Paul was heartened a bit, because he assumed the broadcast of such images would prompt immediate Western intervention. When a skeptical Western reporter expressed doubt, Paul was dumbfounded. "How can they see that and not intervene?" he asked. But the reporter had seen it all before. "More likely," he responded, "people will see the footage, say 'Isn't that horrible?' and then go right on with their dinners." It was for me a particularly disturbing moment in a deeply disturbing film, for I knew he was right. Who could see and hear that exchange and not feel shame?
And yet shame could be our full-time preoccupation. Across the span of our lifetimes we have experienced a steady drumbeat of news reports of injustice after injustice, perpetrated by one group or another. And what has been done? In this country, of course, some civil rights laws were established; and they have brought some progress, though such progress more often seems to follow the path of a pendulum than of an arrow.
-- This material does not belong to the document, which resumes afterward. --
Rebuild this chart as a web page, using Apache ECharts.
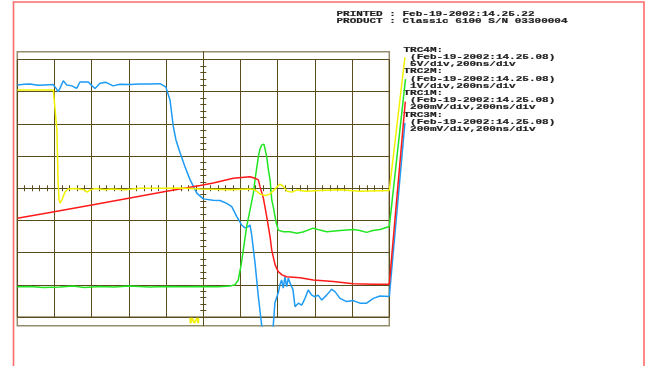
<!DOCTYPE html>
<html><head><meta charset="utf-8">
<script src="https://cdn.jsdelivr.net/npm/echarts@6/dist/echarts.min.js"></script>
<style>html,body{margin:0;padding:0;background:#fff}#c{width:648px;height:366px}</style>
</head><body><div id="c"></div>
<script>
// ---- text ----
const headerLines = ['PRINTED : Feb-19-2002:14.25.22', 'PRODUCT : Classic 6100 S/N 03300004'];
const traceNames = ['TRC4M:', 'TRC2M:', 'TRC1M:', 'TRC3M:'];
const traceDates = [' (Feb-19-2002:14.25.08)', ' (Feb-19-2002:14.25.08)', ' (Feb-19-2002:14.25.08)', ' (Feb-19-2002:14.25.08)'];
const traceScales = [' 5V/div,200ns/div', ' 1V/div,200ns/div', ' 200mV/div,200ns/div', ' 200mV/div,200ns/div'];
const triggerMark = 'M';

// ---- axes (time in ns, amplitude in divisions) ----
const timeRange = [-1000, 1000];
const timeStep = 200;
const divRange = [-4, 4];
const dataTimeMax = 1090;   // data area reaches past the screen so leader lines reach the labels

// ---- traces: [time ns, divisions] ----
const trc4Yellow = [[-1000,3.05],[-806,3.05],[-797,2.99],[-792,2.12],[-787,1.81],[-781,0.26],[-776,-0.36],[-770,-0.46],[-760,-0.36],[-744,-0.12],[-728,-0.02],[-689,-0.01],[-640,-0.05],[-624,-0.12],[-608,-0.05],[-581,-0.01],[-527,-0.05],[-500,-0.02],[-420,-0.05],[-339,0],[-231,0],[-124,0.01],[-18,-0.02],[144,-0.05],[251,-0.02],[278,-0.05],[305,-0.18],[332,-0.23],[359,-0.18],[386,-0.02],[412,0.13],[428,0.07],[450,-0.09],[477,-0.12],[504,-0.05],[547,-0.09],[627,-0.07],[735,-0.05],[842,-0.09],[1000,-0.07]];
const trc2Green = [[-1000,-3.06],[-930,-3.05],[-860,-3.08],[-770,-3.07],[-700,-3.04],[-640,-3.08],[-555,-3.05],[-480,-3.07],[-400,-3.04],[-287,-3.07],[-200,-3.05],[-100,-3.06],[-18,-3.05],[80,-3.06],[143,-3.04],[170,-3.0],[188,-2.85],[203,-2.39],[215,-1.92],[233,-1.19],[251,-0.68],[269,-0.16],[278,0.26],[296,0.98],[305,1.22],[314,1.34],[326,1.37],[341,0.98],[350,0.57],[359,0.26],[368,-0.36],[376,-0.57],[391,-1.05],[403,-1.3],[430,-1.35],[466,-1.35],[502,-1.4],[536,-1.36],[591,-1.24],[627,-1.3],[663,-1.35],[735,-1.31],[806,-1.28],[842,-1.31],[878,-1.37],[912,-1.31],[950,-1.28],[1000,-1.19]];
const trc1Red = [[-1000,-0.93],[-824,-0.75],[-600,-0.52],[-394,-0.3],[-197,-0.09],[-17,0.085],[54,0.16],[161,0.31],[251,0.36],[278,0.31],[296,0.26],[305,0.05],[323,-0.31],[341,-0.88],[359,-1.51],[368,-1.92],[386,-2.38],[403,-2.59],[423,-2.69],[448,-2.75],[520,-2.78],[591,-2.85],[699,-2.9],[806,-2.97],[914,-2.98],[1000,-2.98]];
const trc3Blue = [[-1000,3.21],[-960,3.23],[-932,3.24],[-890,3.2],[-852,3.21],[-808,3.22],[-792,3.11],[-781,3.0],[-770,3.11],[-753,3.34],[-734,3.21],[-706,3.18],[-681,3.1],[-663,3.3],[-641,3.3],[-618,3.3],[-598,3.18],[-582,3.1],[-555,3.26],[-523,3.29],[-485,3.18],[-448,3.23],[-394,3.22],[-340,3.24],[-287,3.24],[-233,3.25],[-202,3.15],[-179,2.74],[-161,1.91],[-147,1.5],[-125,1.1],[-98,0.66],[-71,0.26],[-35,-0.15],[0,-0.33],[52,-0.37],[90,-0.38],[126,-0.47],[153,-0.57],[180,-0.88],[206,-1.14],[224,-1.23],[240,-1.2],[251,-1.14],[260,-1.45],[278,-2.32],[296,-3.37],[314,-4.27],[342,-4.6],[376,-4.27],[385,-3.56],[394,-3.4],[403,-3.25],[412,-3.0],[421,-2.85],[430,-3.1],[439,-2.75],[448,-3.06],[457,-2.79],[466,-2.94],[482,-3.15],[493,-3.68],[511,-3.57],[529,-3.63],[547,-3.42],[564,-3.16],[583,-3.32],[600,-3.37],[617,-3.32],[637,-3.47],[663,-3.32],[690,-3.14],[708,-3.21],[735,-3.42],[771,-3.52],[806,-3.49],[842,-3.57],[878,-3.57],[914,-3.42],[950,-3.35],[1000,-3.36]];
// where each trace's leader line meets its label
const leaderEnds = [[1084,4.07],[1087,3.39],[1086,2.69],[1084,2.03]];

const traceData = [trc4Yellow, trc2Green, trc1Red, trc3Blue];
const traceColors = ['#f2f200', '#22e622', '#ff1a1a', '#1e9bf5'];

const GRID_COLOR = '#5a4c1c';
const BOX_COLOR = '#958c6c';
const TEXT_FONT = 'bold 11px "Liberation Mono", monospace';

const chart = echarts.init(document.getElementById('c'), null, {renderer: 'canvas'});

const PX_PER_NS = 372 / (timeRange[1] - timeRange[0]);
const dataWidth = (dataTimeMax - timeRange[0]) * PX_PER_NS;

const series = [];
// draw order: blue, green, red, yellow on top
[3, 1, 2, 0].forEach(i => {
  series.push({
    type: 'line', xAxisIndex: 0, yAxisIndex: 0, data: traceData[i],
    symbol: 'none', lineStyle: {color: traceColors[i], width: 1.5}, animation: false, z: 3
  });
  const last = traceData[i][traceData[i].length - 1];
  series.push({
    type: 'line', xAxisIndex: 0, yAxisIndex: 0, data: [last, leaderEnds[i]],
    symbol: 'none', lineStyle: {color: traceColors[i], width: 1.5}, animation: false, z: 3
  });
});

const graphics = [];
graphics.push({type: 'rect', shape: {x: 13.5, y: 2, width: 630.5, height: 400},
  style: {fill: 'none', stroke: '#ff6b6b', lineWidth: 1.6}, silent: true});
headerLines.forEach((t, i) => {
  graphics.push({type: 'text', x: 336.5, y: 14 + i * 7.2, scaleY: 0.68,
    style: {text: t, font: TEXT_FONT, fill: '#1e1e1e', stroke: '#1e1e1e', lineWidth: 0.3, align: 'left', verticalAlign: 'middle', textAlign: 'left', textVerticalAlign: 'middle'}});
});
const legendLines = [];
traceNames.forEach((n, i) => { legendLines.push(n, traceDates[i], traceScales[i]); });
legendLines.forEach((t, i) => {
  graphics.push({type: 'text', x: 403.5, y: 50 + i * 7.2, scaleY: 0.68,
    style: {text: t, font: TEXT_FONT, fill: '#1e1e1e', stroke: '#1e1e1e', lineWidth: 0.3, align: 'left', verticalAlign: 'middle', textAlign: 'left', textVerticalAlign: 'middle'}});
});
graphics.push({type: 'text', x: 194.5, y: 321.3, scaleY: 0.58, z: 10,
  style: {text: triggerMark, font: 'bold 13px "Liberation Sans", Arial, sans-serif', fill: '#f0f000', stroke: '#f0f000', lineWidth: 0.5, align: 'center', verticalAlign: 'middle', textAlign: 'center', textVerticalAlign: 'middle'}});

const hidden = {axisLabel: {show: false}, axisTick: {show: false}, splitLine: {show: false}};
const tickStyle = {show: true, length: 3, lineStyle: {color: GRID_COLOR, width: 1}};
const minorStyle = {show: true, splitNumber: 5, length: 3, lineStyle: {color: GRID_COLOR, width: 1}};

chart.setOption({
  animation: false,
  backgroundColor: '#ffffff',
  grid: [
    // data area (invisible), widened to the right for leader lines
    {left: 17.3, top: 51.7, width: dataWidth, height: 274, show: false},
    // graticule
    {left: 17.3, top: 59.5, width: 372, height: 257.5, show: true, borderColor: GRID_COLOR, borderWidth: 1, backgroundColor: 'transparent'},
    // outer screen box
    {left: 17.3, top: 51.7, width: 372, height: 274, show: true, borderColor: BOX_COLOR, borderWidth: 1.5, backgroundColor: 'transparent'}
  ],
  xAxis: [
    Object.assign({type: 'value', gridIndex: 0, min: timeRange[0], max: dataTimeMax, axisLine: {show: false, onZero: false}}, hidden),
    {type: 'value', gridIndex: 1, position: 'bottom', min: timeRange[0], max: timeRange[1], interval: timeStep,
      axisLine: {show: true, onZero: true, onZeroAxisIndex: 1, lineStyle: {color: GRID_COLOR, width: 1}},
      axisTick: tickStyle, minorTick: minorStyle, axisLabel: {show: false},
      splitLine: {show: true, lineStyle: {color: GRID_COLOR, width: 1}}},
    {type: 'value', gridIndex: 1, position: 'top', min: timeRange[0], max: timeRange[1], interval: timeStep,
      axisLine: {show: false, onZero: true, onZeroAxisIndex: 1},
      axisTick: tickStyle, minorTick: minorStyle, axisLabel: {show: false}, splitLine: {show: false}},
    Object.assign({type: 'value', gridIndex: 2, min: timeRange[0], max: timeRange[1], axisLine: {show: false, onZero: false}}, hidden)
  ],
  yAxis: [
    Object.assign({type: 'value', gridIndex: 0, min: -4.27, max: 4.242, axisLine: {show: false, onZero: false}}, hidden),
    {type: 'value', gridIndex: 1, position: 'left', min: divRange[0], max: divRange[1], interval: 1,
      axisLine: {show: false, onZero: true, onZeroAxisIndex: 1},
      axisTick: tickStyle, minorTick: minorStyle, axisLabel: {show: false},
      splitLine: {show: true, lineStyle: {color: GRID_COLOR, width: 1}}},
    {type: 'value', gridIndex: 1, position: 'right', min: divRange[0], max: divRange[1], interval: 1,
      axisLine: {show: false, onZero: true, onZeroAxisIndex: 1},
      axisTick: tickStyle, minorTick: minorStyle, axisLabel: {show: false}, splitLine: {show: false}},
    // vertical centre line through the whole screen box
    {type: 'value', gridIndex: 2, min: -4.27, max: 4.242,
      axisLine: {show: true, onZero: true, onZeroAxisIndex: 3, lineStyle: {color: GRID_COLOR, width: 1}},
      axisTick: {show: false}, axisLabel: {show: false}, splitLine: {show: false}}
  ],
  graphic: graphics,
  series: series
});
</script>
</body></html>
We have seen some of the worst offenders elsewhere being brought before international tribunals and tried for crimes against humanity. We've watched celebrities who have staged worldwide concerts to raise awareness and to try to end poverty in our time. But many of us, seeing such things, have spoken our laments and then have gone right back to our dinners or whatever else it was we had been doing.
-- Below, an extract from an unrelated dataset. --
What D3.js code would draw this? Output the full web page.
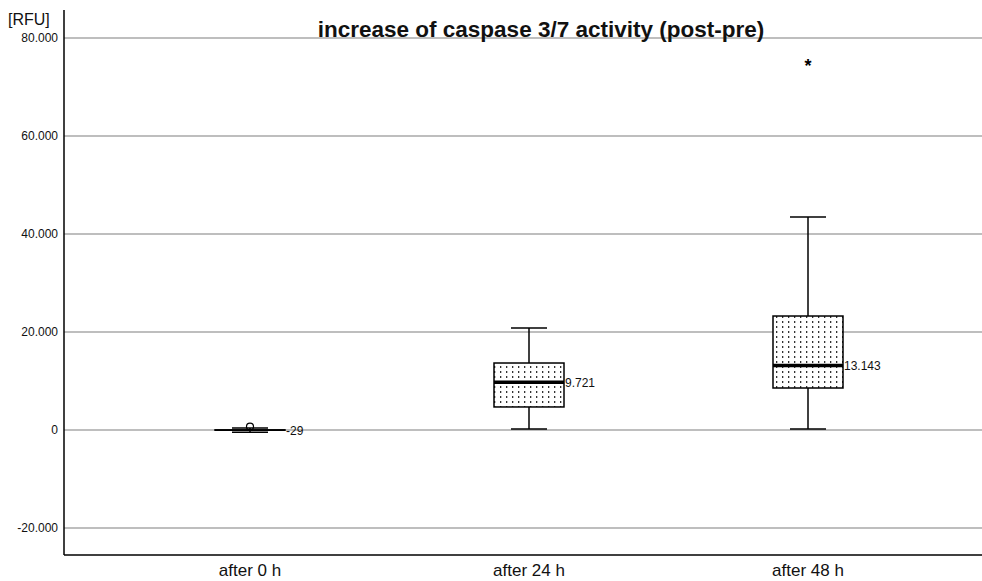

So, I wonder: if this parable offers a mirror for our lives, then maybe the face many of us will see when we peer into that mirror is the face of the judge who, as Jesus said, "neither feared God nor had respect for people." Is that not who we are in this story?
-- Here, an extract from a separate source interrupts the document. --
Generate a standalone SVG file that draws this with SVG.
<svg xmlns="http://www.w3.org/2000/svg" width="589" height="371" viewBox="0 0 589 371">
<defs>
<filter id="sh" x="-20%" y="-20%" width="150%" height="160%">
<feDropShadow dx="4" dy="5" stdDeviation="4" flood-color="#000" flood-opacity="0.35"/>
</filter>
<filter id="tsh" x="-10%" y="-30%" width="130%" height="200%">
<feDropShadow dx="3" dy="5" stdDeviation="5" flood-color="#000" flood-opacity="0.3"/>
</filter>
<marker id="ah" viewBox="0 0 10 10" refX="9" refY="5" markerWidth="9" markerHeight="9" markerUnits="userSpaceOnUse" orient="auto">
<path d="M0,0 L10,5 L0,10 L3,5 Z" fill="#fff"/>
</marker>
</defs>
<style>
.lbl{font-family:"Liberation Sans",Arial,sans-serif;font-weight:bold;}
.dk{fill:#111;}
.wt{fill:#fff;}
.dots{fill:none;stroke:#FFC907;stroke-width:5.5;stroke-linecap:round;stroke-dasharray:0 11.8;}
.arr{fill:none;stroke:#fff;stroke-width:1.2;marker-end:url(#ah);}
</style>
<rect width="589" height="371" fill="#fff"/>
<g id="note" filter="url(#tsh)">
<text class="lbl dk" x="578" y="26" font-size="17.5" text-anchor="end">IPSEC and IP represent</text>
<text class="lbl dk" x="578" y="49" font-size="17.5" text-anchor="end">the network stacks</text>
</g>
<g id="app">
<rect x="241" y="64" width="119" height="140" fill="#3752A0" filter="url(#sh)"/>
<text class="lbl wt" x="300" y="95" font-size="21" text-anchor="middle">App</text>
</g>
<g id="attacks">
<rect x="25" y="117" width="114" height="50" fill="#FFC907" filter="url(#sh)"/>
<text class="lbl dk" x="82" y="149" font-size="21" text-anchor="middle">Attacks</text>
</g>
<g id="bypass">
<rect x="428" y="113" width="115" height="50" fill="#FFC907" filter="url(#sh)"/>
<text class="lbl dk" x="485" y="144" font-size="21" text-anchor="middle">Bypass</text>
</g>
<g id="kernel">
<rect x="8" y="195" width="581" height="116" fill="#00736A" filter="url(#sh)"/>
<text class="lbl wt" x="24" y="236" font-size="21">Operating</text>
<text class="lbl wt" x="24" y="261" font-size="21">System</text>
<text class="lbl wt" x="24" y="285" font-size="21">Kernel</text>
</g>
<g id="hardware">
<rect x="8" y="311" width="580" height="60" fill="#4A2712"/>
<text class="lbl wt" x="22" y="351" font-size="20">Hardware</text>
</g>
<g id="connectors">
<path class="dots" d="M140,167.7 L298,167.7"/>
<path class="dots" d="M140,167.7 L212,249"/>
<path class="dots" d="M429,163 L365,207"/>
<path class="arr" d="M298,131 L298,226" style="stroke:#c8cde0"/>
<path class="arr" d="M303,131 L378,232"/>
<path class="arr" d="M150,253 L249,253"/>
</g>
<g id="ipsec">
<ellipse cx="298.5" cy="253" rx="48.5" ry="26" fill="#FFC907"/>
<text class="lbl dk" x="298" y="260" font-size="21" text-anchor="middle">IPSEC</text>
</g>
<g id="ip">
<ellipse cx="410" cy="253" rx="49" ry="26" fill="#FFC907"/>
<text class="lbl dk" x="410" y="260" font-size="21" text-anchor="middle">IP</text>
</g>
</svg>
Oh, it's not very flattering to read the parable that way, to be sure. Who wants to be characterized that way? But, then, in the parable the judge does eventually reach the tipping point, and even if not for the best of motives and more from self-interest, does grant the widow what she wants. What she wants, of course, is justice and a fair shake. It's what the outcasts of the world most often want, and we know - from reading the Torah and the prophets and from listening to Jesus - it is what God wants for them as well. Maybe the good news in this story for the non-outcasts - for the rest of us - is that God is like the widow - unrelenting, persistent, assertive. God hasn't given up on us, even when we have acted as though we "neither feared God nor had respect for people." So maybe there's hope, not only for the widows and orphans and sojourners of this world, but for us. Maybe there is hope that we will tend to the shame we feel and allow it to break through our resistance and press us to open doors to those who knock persistently; maybe there is hope that we will hear their pleas at last and use our voices and our power to help shape relief and reconciliation and fairness in this world. Maybe there is hope for us. I believe there is. More importantly, I believe God believes there is. "Behold," says the Christ, "I stand at the door and knock." Maybe today we'll open the door. Maybe. And what a good day that would be...for everyone! O Lord, let that day come. Let it come. Amen.